Prompt -
Your task is to repeat the entries underneath exactly, minus the pictures.

>> start

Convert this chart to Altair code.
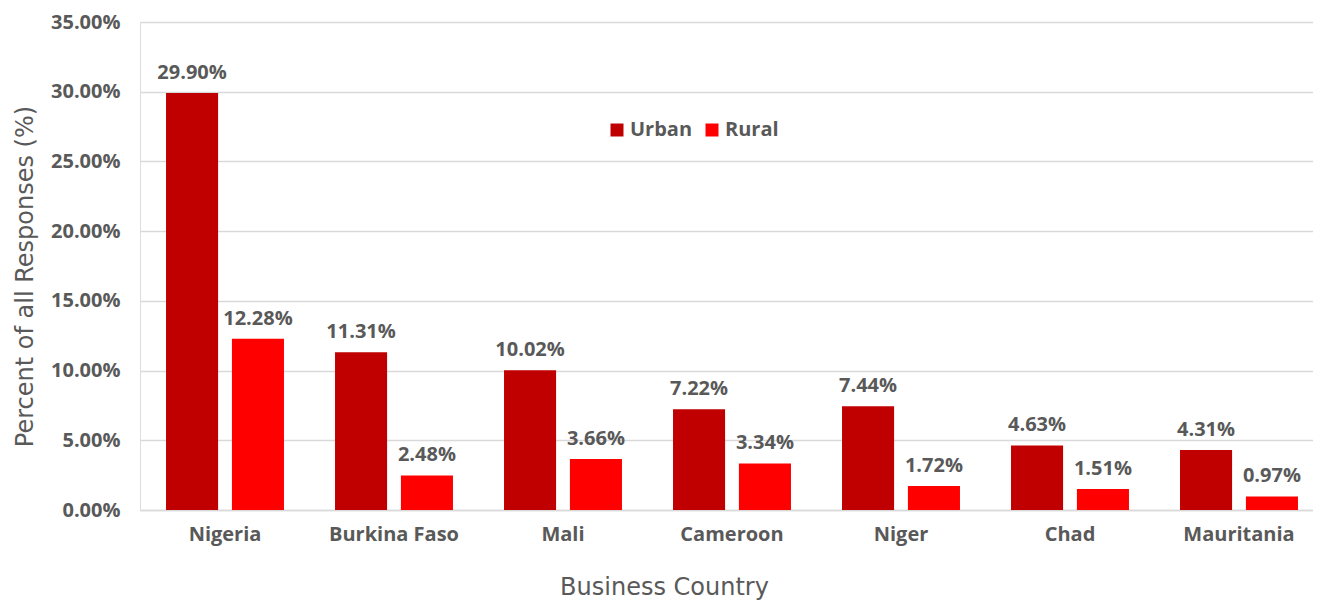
import altair as alt
import pandas as pd

countries = ["Nigeria", "Burkina Faso", "Mali", "Cameroon", "Niger", "Chad", "Mauritania"]
urban = [29.90, 11.31, 10.02, 7.22, 7.44, 4.63, 4.31]
rural = [12.28, 2.48, 3.66, 3.34, 1.72, 1.51, 0.97]
series = ["Urban", "Rural"]
colors = ["#C00000", "#FF0000"]
y_ticks = [0, 0.05, 0.10, 0.15, 0.20, 0.25, 0.30, 0.35]

rows = []
for c, u, r in zip(countries, urban, rural):
    rows.append({"country": c, "area": "Urban", "value": u / 100})
    rows.append({"country": c, "area": "Rural", "value": r / 100})
df = pd.DataFrame(rows)

FONT = "Open Sans"
TFONT = "DejaVu Sans"
GREY = "#595959"

x = alt.X(
    "country:N",
    sort=countries,
    scale=alt.Scale(paddingInner=0.302, paddingOuter=0.154, range=[0, 1184]),
    axis=alt.Axis(
        title="Business Country",
        labelAngle=0,
        labelFont=FONT,
        labelFontSize=20,
        labelFontWeight="bold",
        labelColor=GREY,
        labelPadding=14,
        ticks=False,
        domainColor="#d9d9d9",
        domainWidth=1.5,
        titleFont=TFONT,
        titleFontSize=24,
        titleFontWeight="normal",
        titleColor=GREY,
        titleX=524,
        titleY=84,
        titleAlign="center",
        titleBaseline="alphabetic",
    ),
)
xo = alt.XOffset("area:N", sort=series, scale=alt.Scale(paddingInner=0.21))
y = alt.Y(
    "value:Q",
    scale=alt.Scale(domain=[0, 0.35]),
    axis=alt.Axis(
        title="Percent of all Responses (%)",
        values=y_ticks,
        format=".2%",
        labelFont=FONT,
        labelFontSize=20,
        labelFontWeight="bold",
        labelColor=GREY,
        labelPadding=20,
        ticks=False,
        domain=False,
        gridColor="#d9d9d9",
        gridWidth=1.5,
        titleFont=TFONT,
        titleFontSize=24,
        titleFontWeight="normal",
        titleColor=GREY,
        titleX=-108,
        titleY=254,
        titleAlign="center",
        titleBaseline="alphabetic",
    ),
)
color = alt.Color(
    "area:N",
    sort=series,
    scale=alt.Scale(domain=series, range=colors),
    legend=alt.Legend(
        title=None,
        orient="none",
        legendX=467,
        legendY=98,
        direction="horizontal",
        symbolType="square",
        symbolSize=169,
        symbolStrokeWidth=0,
        labelFont=FONT,
        labelFontSize=20,
        labelFontWeight="bold",
        labelColor=GREY,
        labelOffset=3,
        columnPadding=9,
        padding=0,
    ),
)

bars = alt.Chart(df).mark_bar().encode(x=x, xOffset=xo, y=y, color=color)
labels = alt.Chart(df).mark_text(
    font=FONT, fontSize=20, fontWeight="bold", color=GREY, baseline="alphabetic", dy=-14
).encode(x=x, xOffset=xo, y=y, text=alt.Text("value:Q", format=".2%"))

chart = (
    alt.layer(bars, labels)
    .properties(
        width=1173,
        height=488,
        autosize=alt.AutoSizeParams(type="none"),
        padding={"left": 132, "top": 14, "right": 0, "bottom": 90},
    )
    .configure_view(stroke=None)
    .configure(background="white")
)

chart.save("out.html", embed_options={"renderer": "svg", "actions": False})
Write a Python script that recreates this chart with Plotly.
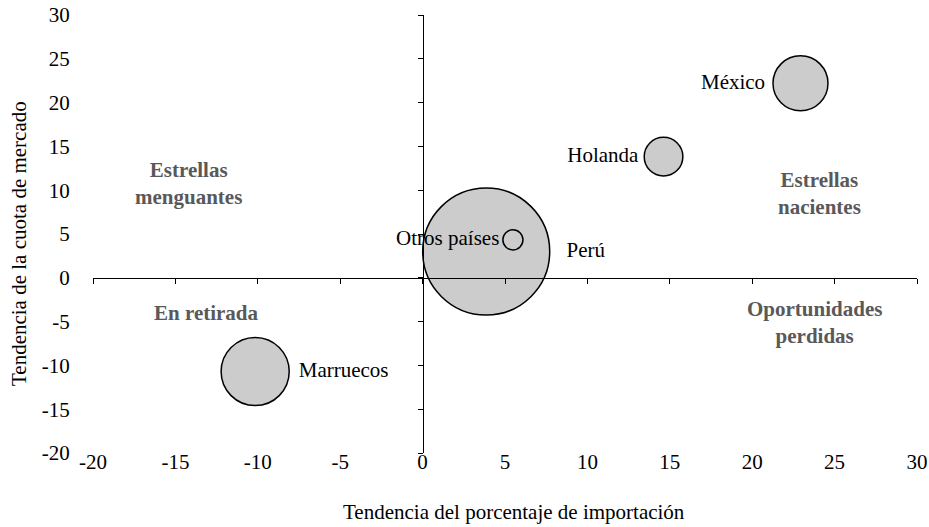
import plotly.graph_objects as go

# Datos de la matriz de tendencias
PAISES = ['Perú', 'Otros países', 'Holanda', 'México', 'Marruecos']
TEND_IMPORT = [3.86, 5.48, 14.62, 22.93, -10.16]   # eje x
TEND_CUOTA = [3.0, 4.33, 13.83, 22.2, -10.7]       # eje y
PESO = [40, 1.0, 3.7, 7.5, 11.5]                   # tamaño de burbuja (área)
POS_TEXTO = ['middle right', 'middle left', 'middle left', 'middle left', 'middle right']

TICKS = [-20, -15, -10, -5, 0, 5, 10, 15, 20, 25, 30]
TICK_TXT = [str(t) for t in TICKS]
RANGO = [-20, 30]

CUADRANTES = [
    ('Estrellas<br>menguantes', -14.2, 10.8),
    ('Estrellas<br>nacientes', 24.1, 9.6),
    ('En retirada', -13.1, -4.0),
    ('Oportunidades<br>perdidas', 23.8, -5.1),
]

FONT = '"Liberation Serif", "Times New Roman", serif'
FS = 21
MAX_DIAM = 127

fig = go.Figure()
fig.add_trace(go.Scatter(
    x=TEND_IMPORT, y=TEND_CUOTA, mode='markers+text',
    text=PAISES, textposition=POS_TEXTO,
    textfont=dict(family=FONT, size=FS, color='black'),
    marker=dict(size=PESO, sizemode='area', sizeref=2 * max(PESO) / MAX_DIAM ** 2,
                color='#cccccc', opacity=1, line=dict(color='black', width=1.5)),
    showlegend=False, cliponaxis=False,
))
# ejes que cruzan en el origen
fig.add_trace(go.Scatter(x=[None], y=[None], xaxis='x2', yaxis='y2', showlegend=False, hoverinfo='skip'))

pos0 = (0 - RANGO[0]) / (RANGO[1] - RANGO[0])

fig.update_layout(
    width=929, height=527,
    margin=dict(l=93, r=12, t=15, b=74),
    paper_bgcolor='white', plot_bgcolor='white',
    font=dict(family=FONT, size=FS, color='black'),
    xaxis=dict(range=RANGO, tickvals=TICKS, ticktext=TICK_TXT, showgrid=False, zeroline=False,
               showline=False, automargin=False, ticklabeloverflow='allow',
               ticks='', ticklabelstandoff=-6),
    yaxis=dict(range=RANGO, tickvals=TICKS, ticktext=TICK_TXT, showgrid=False, zeroline=False,
               showline=False, automargin=False, ticklabeloverflow='allow',
               ticks='outside', ticklen=18, tickcolor='rgba(0,0,0,0)'),
    xaxis2=dict(range=RANGO, tickvals=TICKS, overlaying='x', anchor='free', position=pos0,
                showline=True, linecolor='black', linewidth=1, ticks='outside', ticklen=5,
                tickcolor='black', showticklabels=False, showgrid=False, zeroline=False,
                automargin=False),
    yaxis2=dict(range=RANGO, tickvals=TICKS, overlaying='y', anchor='free', position=pos0,
                showline=True, linecolor='black', linewidth=1, ticks='outside', ticklen=5,
                tickcolor='black', showticklabels=False, showgrid=False, zeroline=False,
                automargin=False),
)

for txt, x, y in CUADRANTES:
    fig.add_annotation(x=x, y=y, text=f'<b>{txt}</b>', showarrow=False,
                       font=dict(family=FONT, size=FS, color='#595959'))

# títulos de ejes
fig.add_annotation(xref='paper', yref='paper', x=0.511, y=-0.135, xanchor='center', yanchor='middle',
                   text='Tendencia del porcentaje de importación', showarrow=False)
fig.add_annotation(xref='paper', yref='paper', x=-0.09, y=0.479, xanchor='center', yanchor='middle',
                   textangle=-90, text='Tendencia de la cuota de mercado', showarrow=False)

fig.write_html('out.html', config={'displayModeBar': False},
               post_script="document.body.style.margin='0';")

>> end

Task response -
Convert this chart to Altair code.
import altair as alt
import pandas as pd

countries = ["Nigeria", "Burkina Faso", "Mali", "Cameroon", "Niger", "Chad", "Mauritania"]
urban = [29.90, 11.31, 10.02, 7.22, 7.44, 4.63, 4.31]
rural = [12.28, 2.48, 3.66, 3.34, 1.72, 1.51, 0.97]
series = ["Urban", "Rural"]
colors = ["#C00000", "#FF0000"]
y_ticks = [0, 0.05, 0.10, 0.15, 0.20, 0.25, 0.30, 0.35]

rows = []
for c, u, r in zip(countries, urban, rural):
    rows.append({"country": c, "area": "Urban", "value": u / 100})
    rows.append({"country": c, "area": "Rural", "value": r / 100})
df = pd.DataFrame(rows)

FONT = "Open Sans"
TFONT = "DejaVu Sans"
GREY = "#595959"

x = alt.X(
    "country:N",
    sort=countries,
    scale=alt.Scale(paddingInner=0.302, paddingOuter=0.154, range=[0, 1184]),
    axis=alt.Axis(
        title="Business Country",
        labelAngle=0,
        labelFont=FONT,
        labelFontSize=20,
        labelFontWeight="bold",
        labelColor=GREY,
        labelPadding=14,
        ticks=False,
        domainColor="#d9d9d9",
        domainWidth=1.5,
        titleFont=TFONT,
        titleFontSize=24,
        titleFontWeight="normal",
        titleColor=GREY,
        titleX=524,
        titleY=84,
        titleAlign="center",
        titleBaseline="alphabetic",
    ),
)
xo = alt.XOffset("area:N", sort=series, scale=alt.Scale(paddingInner=0.21))
y = alt.Y(
    "value:Q",
    scale=alt.Scale(domain=[0, 0.35]),
    axis=alt.Axis(
        title="Percent of all Responses (%)",
        values=y_ticks,
        format=".2%",
        labelFont=FONT,
        labelFontSize=20,
        labelFontWeight="bold",
        labelColor=GREY,
        labelPadding=20,
        ticks=False,
        domain=False,
        gridColor="#d9d9d9",
        gridWidth=1.5,
        titleFont=TFONT,
        titleFontSize=24,
        titleFontWeight="normal",
        titleColor=GREY,
        titleX=-108,
        titleY=254,
        titleAlign="center",
        titleBaseline="alphabetic",
    ),
)
color = alt.Color(
    "area:N",
    sort=series,
    scale=alt.Scale(domain=series, range=colors),
    legend=alt.Legend(
        title=None,
        orient="none",
        legendX=467,
        legendY=98,
        direction="horizontal",
        symbolType="square",
        symbolSize=169,
        symbolStrokeWidth=0,
        labelFont=FONT,
        labelFontSize=20,
        labelFontWeight="bold",
        labelColor=GREY,
        labelOffset=3,
        columnPadding=9,
        padding=0,
    ),
)

bars = alt.Chart(df).mark_bar().encode(x=x, xOffset=xo, y=y, color=color)
labels = alt.Chart(df).mark_text(
    font=FONT, fontSize=20, fontWeight="bold", color=GREY, baseline="alphabetic", dy=-14
).encode(x=x, xOffset=xo, y=y, text=alt.Text("value:Q", format=".2%"))

chart = (
    alt.layer(bars, labels)
    .properties(
        width=1173,
        height=488,
        autosize=alt.AutoSizeParams(type="none"),
        padding={"left": 132, "top": 14, "right": 0, "bottom": 90},
    )
    .configure_view(stroke=None)
    .configure(background="white")
)

chart.save("out.html", embed_options={"renderer": "svg", "actions": False})
Write a Python script that recreates this chart with Plotly.
import plotly.graph_objects as go

# Datos de la matriz de tendencias
PAISES = ['Perú', 'Otros países', 'Holanda', 'México', 'Marruecos']
TEND_IMPORT = [3.86, 5.48, 14.62, 22.93, -10.16]   # eje x
TEND_CUOTA = [3.0, 4.33, 13.83, 22.2, -10.7]       # eje y
PESO = [40, 1.0, 3.7, 7.5, 11.5]                   # tamaño de burbuja (área)
POS_TEXTO = ['middle right', 'middle left', 'middle left', 'middle left', 'middle right']

TICKS = [-20, -15, -10, -5, 0, 5, 10, 15, 20, 25, 30]
TICK_TXT = [str(t) for t in TICKS]
RANGO = [-20, 30]

CUADRANTES = [
    ('Estrellas<br>menguantes', -14.2, 10.8),
    ('Estrellas<br>nacientes', 24.1, 9.6),
    ('En retirada', -13.1, -4.0),
    ('Oportunidades<br>perdidas', 23.8, -5.1),
]

FONT = '"Liberation Serif", "Times New Roman", serif'
FS = 21
MAX_DIAM = 127

fig = go.Figure()
fig.add_trace(go.Scatter(
    x=TEND_IMPORT, y=TEND_CUOTA, mode='markers+text',
    text=PAISES, textposition=POS_TEXTO,
    textfont=dict(family=FONT, size=FS, color='black'),
    marker=dict(size=PESO, sizemode='area', sizeref=2 * max(PESO) / MAX_DIAM ** 2,
                color='#cccccc', opacity=1, line=dict(color='black', width=1.5)),
    showlegend=False, cliponaxis=False,
))
# ejes que cruzan en el origen
fig.add_trace(go.Scatter(x=[None], y=[None], xaxis='x2', yaxis='y2', showlegend=False, hoverinfo='skip'))

pos0 = (0 - RANGO[0]) / (RANGO[1] - RANGO[0])

fig.update_layout(
    width=929, height=527,
    margin=dict(l=93, r=12, t=15, b=74),
    paper_bgcolor='white', plot_bgcolor='white',
    font=dict(family=FONT, size=FS, color='black'),
    xaxis=dict(range=RANGO, tickvals=TICKS, ticktext=TICK_TXT, showgrid=False, zeroline=False,
               showline=False, automargin=False, ticklabeloverflow='allow',
               ticks='', ticklabelstandoff=-6),
    yaxis=dict(range=RANGO, tickvals=TICKS, ticktext=TICK_TXT, showgrid=False, zeroline=False,
               showline=False, automargin=False, ticklabeloverflow='allow',
               ticks='outside', ticklen=18, tickcolor='rgba(0,0,0,0)'),
    xaxis2=dict(range=RANGO, tickvals=TICKS, overlaying='x', anchor='free', position=pos0,
                showline=True, linecolor='black', linewidth=1, ticks='outside', ticklen=5,
                tickcolor='black', showticklabels=False, showgrid=False, zeroline=False,
                automargin=False),
    yaxis2=dict(range=RANGO, tickvals=TICKS, overlaying='y', anchor='free', position=pos0,
                showline=True, linecolor='black', linewidth=1, ticks='outside', ticklen=5,
                tickcolor='black', showticklabels=False, showgrid=False, zeroline=False,
                automargin=False),
)

for txt, x, y in CUADRANTES:
    fig.add_annotation(x=x, y=y, text=f'<b>{txt}</b>', showarrow=False,
                       font=dict(family=FONT, size=FS, color='#595959'))

# títulos de ejes
fig.add_annotation(xref='paper', yref='paper', x=0.511, y=-0.135, xanchor='center', yanchor='middle',
                   text='Tendencia del porcentaje de importación', showarrow=False)
fig.add_annotation(xref='paper', yref='paper', x=-0.09, y=0.479, xanchor='center', yanchor='middle',
                   textangle=-90, text='Tendencia de la cuota de mercado', showarrow=False)

fig.write_html('out.html', config={'displayModeBar': False},
               post_script="document.body.style.margin='0';")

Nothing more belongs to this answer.